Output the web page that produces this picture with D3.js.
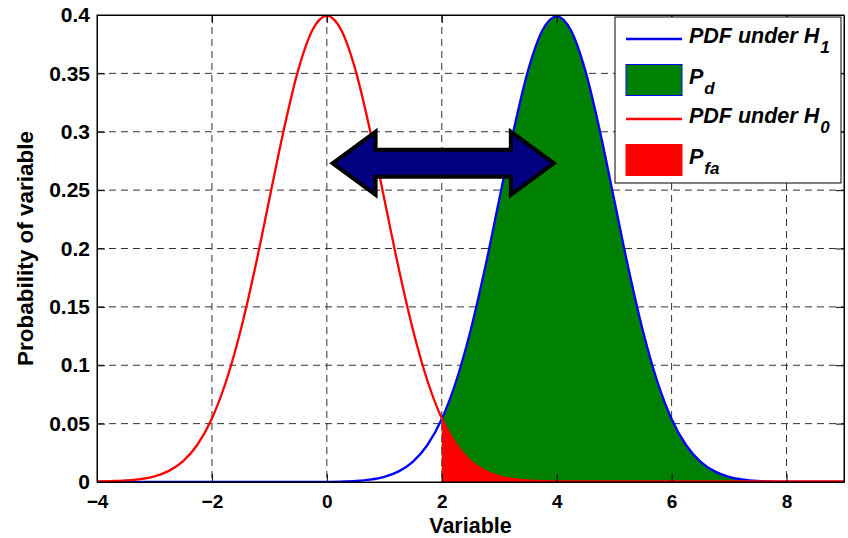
<!DOCTYPE html>
<html>
<head>
<meta charset="utf-8">
<script src="https://cdn.jsdelivr.net/npm/d3@7"></script>
<style>
  body { margin: 0; background: #fff; }
  text { font-family: "Liberation Sans", Arial, sans-serif; font-weight: bold; }
  .axis path, .axis line { stroke: #000; }
</style>
</head>
<body>
<div id="chart"></div>
<script>
// sample positions and the two curves
var xValues = [-4, -3.75, -3.5, -3.25, -3, -2.75, -2.5, -2.25, -2, -1.75, -1.5, -1.25, -1, -0.75, -0.5, -0.25,
  0, 0.25, 0.5, 0.75, 1, 1.25, 1.5, 1.75, 2, 2.25, 2.5, 2.75, 3, 3.25, 3.5, 3.75,
  4, 4.25, 4.5, 4.75, 5, 5.25, 5.5, 5.75, 6, 6.25, 6.5, 6.75, 7, 7.25, 7.5, 7.75,
  8, 8.25, 8.5, 8.75, 9];
var pdfH0 = [0.0001, 0.0004, 0.0009, 0.0020, 0.0044, 0.0091, 0.0175, 0.0317, 0.0540, 0.0863, 0.1295, 0.1826, 0.2420, 0.3011, 0.3521, 0.3867,
  0.3989, 0.3867, 0.3521, 0.3011, 0.2420, 0.1826, 0.1295, 0.0863, 0.0540, 0.0317, 0.0175, 0.0091, 0.0044, 0.0020, 0.0009, 0.0004,
  0.0001, 0, 0, 0, 0, 0, 0, 0, 0, 0, 0, 0, 0, 0, 0, 0,
  0, 0, 0, 0, 0];
var pdfH1 = [0, 0, 0, 0, 0, 0, 0, 0, 0, 0, 0, 0, 0, 0, 0, 0,
  0.0001, 0.0004, 0.0009, 0.0020, 0.0044, 0.0091, 0.0175, 0.0317, 0.0540, 0.0863, 0.1295, 0.1826, 0.2420, 0.3011, 0.3521, 0.3867,
  0.3989, 0.3867, 0.3521, 0.3011, 0.2420, 0.1826, 0.1295, 0.0863, 0.0540, 0.0317, 0.0175, 0.0091, 0.0044, 0.0020, 0.0009, 0.0004,
  0.0001, 0, 0, 0, 0];
var threshold = 2;

var xTicks = [-4, -2, 0, 2, 4, 6, 8];
var yTicks = [0, 0.05, 0.1, 0.15, 0.2, 0.25, 0.3, 0.35, 0.4];

// double arrow between the two means (data units)
var arrowX = [0.1, 3.95];
var arrowY = 0.273;

var legendItems = [
  {type: "line", color: "#0000ff", label: "PDF under H", sub: "1"},
  {type: "box", color: "#008000", edge: "#0000ff", label: "P", sub: "d"},
  {type: "line", color: "#ff0000", label: "PDF under H", sub: "0"},
  {type: "box", color: "#ff0000", edge: "#ff0000", label: "P", sub: "fa"}
];

var W = 848, H = 538;
var margin = {top: 15, right: 4, bottom: 56, left: 97};
var width = W - margin.left - margin.right,
    height = H - margin.top - margin.bottom;

var svg = d3.select("#chart").append("svg")
  .attr("width", W)
  .attr("height", H);

var x = d3.scaleLinear().domain([-4, 9]).range([0, width]);
var y = d3.scaleLinear().domain([0, 0.4]).range([height, 0]);

var g = svg.append("g")
  .attr("transform", "translate(" + margin.left + "," + margin.top + ")");

svg.append("defs").append("clipPath").attr("id", "clip")
  .append("rect").attr("width", width).attr("height", height);

// grid
g.append("g").selectAll("line")
  .data(xTicks.slice(1))
  .enter().append("line")
  .attr("x1", function(d) { return x(d); })
  .attr("x2", function(d) { return x(d); })
  .attr("y1", 0).attr("y2", height)
  .attr("stroke", "#333")
  .attr("stroke-dasharray", "7,5");

g.append("g").selectAll("line")
  .data(yTicks.slice(1, -1))
  .enter().append("line")
  .attr("y1", function(d) { return y(d); })
  .attr("y2", function(d) { return y(d); })
  .attr("x1", 0).attr("x2", width)
  .attr("stroke", "#333")
  .attr("stroke-dasharray", "7,5");

var pts = xValues.map(function(d, i) { return {x: d, h0: pdfH0[i], h1: pdfH1[i]}; });
var tail = pts.filter(function(d) { return d.x >= threshold; });

var plot = g.append("g").attr("clip-path", "url(#clip)");

var areaH1 = d3.area()
  .x(function(d) { return x(d.x); })
  .y0(height)
  .y1(function(d) { return y(d.h1); })
  .curve(d3.curveMonotoneX);

var areaH0 = d3.area()
  .x(function(d) { return x(d.x); })
  .y0(height)
  .y1(function(d) { return y(d.h0); })
  .curve(d3.curveMonotoneX);

plot.append("path")
  .datum(tail)
  .attr("d", areaH1)
  .attr("fill", "#008000");

plot.append("path")
  .datum(tail)
  .attr("d", areaH0)
  .attr("fill", "#ff0000");

var lineH1 = d3.line()
  .x(function(d) { return x(d.x); })
  .y(function(d) { return y(d.h1); })
  .curve(d3.curveMonotoneX);

var lineH0 = d3.line()
  .x(function(d) { return x(d.x); })
  .y(function(d) { return y(d.h0) - 0.5; })
  .curve(d3.curveMonotoneX);

plot.append("path")
  .datum(pts)
  .attr("d", lineH1)
  .attr("fill", "none")
  .attr("stroke", "#0000ff")
  .attr("stroke-width", 2.3);

plot.append("path")
  .datum(pts)
  .attr("d", lineH0)
  .attr("fill", "none")
  .attr("stroke", "#ff0000")
  .attr("stroke-width", 2.3);

// axes, ticks pointing in
var tickLen = 8;
g.append("g")
  .attr("class", "axis")
  .attr("transform", "translate(0," + height + ")")
  .call(d3.axisBottom(x).tickValues(xTicks).tickSizeInner(-tickLen).tickSizeOuter(0).tickPadding(13).tickFormat(d3.format("d")))
  .call(function(s) { s.selectAll("text").attr("fill", "#000").style("font-size", "19px"); });

g.append("g")
  .attr("class", "axis")
  .call(d3.axisLeft(y).tickValues(yTicks).tickSizeInner(-tickLen).tickSizeOuter(0).tickPadding(7).tickFormat(function(d) { return d3.format("")(+d.toFixed(2)); }))
  .call(function(s) { s.selectAll("text").attr("fill", "#000").style("font-size", "21px"); });

g.append("g")
  .attr("class", "axis")
  .call(d3.axisTop(x).tickValues(xTicks).tickSizeInner(-tickLen).tickSizeOuter(0).tickFormat(""));

g.append("g")
  .attr("class", "axis")
  .attr("transform", "translate(" + width + ",0)")
  .call(d3.axisRight(y).tickValues(yTicks).tickSizeInner(-tickLen).tickSizeOuter(0).tickFormat(""));

g.append("rect")
  .attr("width", width).attr("height", height)
  .attr("fill", "none").attr("stroke", "#000");

// axis titles
svg.append("text")
  .attr("x", margin.left + width / 2)
  .attr("y", 533)
  .attr("text-anchor", "middle")
  .style("font-size", "21.5px")
  .text("Variable");

svg.append("text")
  .attr("transform", "translate(33," + (margin.top + height / 2) + ") rotate(-90)")
  .attr("text-anchor", "middle")
  .style("font-size", "22.5px")
  .text("Probability of variable");

// arrow
var ax0 = x(arrowX[0]), ax1 = x(arrowX[1]), ay = y(arrowY);
var shaft = 13.5, head = 31.5, headLen = 43;
var arrowPts = [
  [ax0, ay],
  [ax0 + headLen, ay - head],
  [ax0 + headLen, ay - shaft],
  [ax1 - headLen, ay - shaft],
  [ax1 - headLen, ay - head],
  [ax1, ay],
  [ax1 - headLen, ay + head],
  [ax1 - headLen, ay + shaft],
  [ax0 + headLen, ay + shaft],
  [ax0 + headLen, ay + head]
];
g.append("path")
  .attr("d", "M" + arrowPts.join("L") + "Z")
  .attr("fill", "#000080")
  .attr("stroke", "#000")
  .attr("stroke-width", 4)
  .attr("stroke-linejoin", "miter");

// legend
var legend = svg.append("g").attr("transform", "translate(615,17)");
legend.append("rect")
  .attr("width", 226).attr("height", 166)
  .attr("fill", "#fff").attr("stroke", "#000");

var rowY = [22, 63, 102, 143];
var rows = legend.selectAll(".row")
  .data(legendItems)
  .enter().append("g")
  .attr("transform", function(d, i) { return "translate(0," + rowY[i] + ")"; });

rows.filter(function(d) { return d.type == "line"; })
  .append("line")
  .attr("x1", 11).attr("x2", 67)
  .attr("stroke", function(d) { return d.color; })
  .attr("stroke-width", 2.5);

rows.filter(function(d) { return d.type == "box"; })
  .append("rect")
  .attr("x", 11).attr("y", -15.5)
  .attr("width", 56).attr("height", 31)
  .attr("fill", function(d) { return d.color; })
  .attr("stroke", function(d) { return d.edge; });

var lt = rows.append("text")
  .attr("x", 74)
  .attr("y", 4)
  .style("font-size", "21.5px")
  .style("font-style", "italic");
lt.append("tspan").text(function(d) { return d.label; });
lt.append("tspan")
  .attr("dy", 10)
  .attr("dx", 1)
  .style("font-size", "17px")
  .text(function(d) { return d.sub; });
</script>
</body>
</html>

○ ○ ○ ○

Reproduce the data above word for word from its first line through the line that holds "height = H - margin.top - margin.bottom;", both ends included; skip pictures.

SOLUTION TO THE PROBLEM:
Output the web page that produces this picture with D3.js.
<!DOCTYPE html>
<html>
<head>
<meta charset="utf-8">
<script src="https://cdn.jsdelivr.net/npm/d3@7"></script>
<style>
  body { margin: 0; background: #fff; }
  text { font-family: "Liberation Sans", Arial, sans-serif; font-weight: bold; }
  .axis path, .axis line { stroke: #000; }
</style>
</head>
<body>
<div id="chart"></div>
<script>
// sample positions and the two curves
var xValues = [-4, -3.75, -3.5, -3.25, -3, -2.75, -2.5, -2.25, -2, -1.75, -1.5, -1.25, -1, -0.75, -0.5, -0.25,
  0, 0.25, 0.5, 0.75, 1, 1.25, 1.5, 1.75, 2, 2.25, 2.5, 2.75, 3, 3.25, 3.5, 3.75,
  4, 4.25, 4.5, 4.75, 5, 5.25, 5.5, 5.75, 6, 6.25, 6.5, 6.75, 7, 7.25, 7.5, 7.75,
  8, 8.25, 8.5, 8.75, 9];
var pdfH0 = [0.0001, 0.0004, 0.0009, 0.0020, 0.0044, 0.0091, 0.0175, 0.0317, 0.0540, 0.0863, 0.1295, 0.1826, 0.2420, 0.3011, 0.3521, 0.3867,
  0.3989, 0.3867, 0.3521, 0.3011, 0.2420, 0.1826, 0.1295, 0.0863, 0.0540, 0.0317, 0.0175, 0.0091, 0.0044, 0.0020, 0.0009, 0.0004,
  0.0001, 0, 0, 0, 0, 0, 0, 0, 0, 0, 0, 0, 0, 0, 0, 0,
  0, 0, 0, 0, 0];
var pdfH1 = [0, 0, 0, 0, 0, 0, 0, 0, 0, 0, 0, 0, 0, 0, 0, 0,
  0.0001, 0.0004, 0.0009, 0.0020, 0.0044, 0.0091, 0.0175, 0.0317, 0.0540, 0.0863, 0.1295, 0.1826, 0.2420, 0.3011, 0.3521, 0.3867,
  0.3989, 0.3867, 0.3521, 0.3011, 0.2420, 0.1826, 0.1295, 0.0863, 0.0540, 0.0317, 0.0175, 0.0091, 0.0044, 0.0020, 0.0009, 0.0004,
  0.0001, 0, 0, 0, 0];
var threshold = 2;

var xTicks = [-4, -2, 0, 2, 4, 6, 8];
var yTicks = [0, 0.05, 0.1, 0.15, 0.2, 0.25, 0.3, 0.35, 0.4];

// double arrow between the two means (data units)
var arrowX = [0.1, 3.95];
var arrowY = 0.273;

var legendItems = [
  {type: "line", color: "#0000ff", label: "PDF under H", sub: "1"},
  {type: "box", color: "#008000", edge: "#0000ff", label: "P", sub: "d"},
  {type: "line", color: "#ff0000", label: "PDF under H", sub: "0"},
  {type: "box", color: "#ff0000", edge: "#ff0000", label: "P", sub: "fa"}
];

var W = 848, H = 538;
var margin = {top: 15, right: 4, bottom: 56, left: 97};
var width = W - margin.left - margin.right,
    height = H - margin.top - margin.bottom;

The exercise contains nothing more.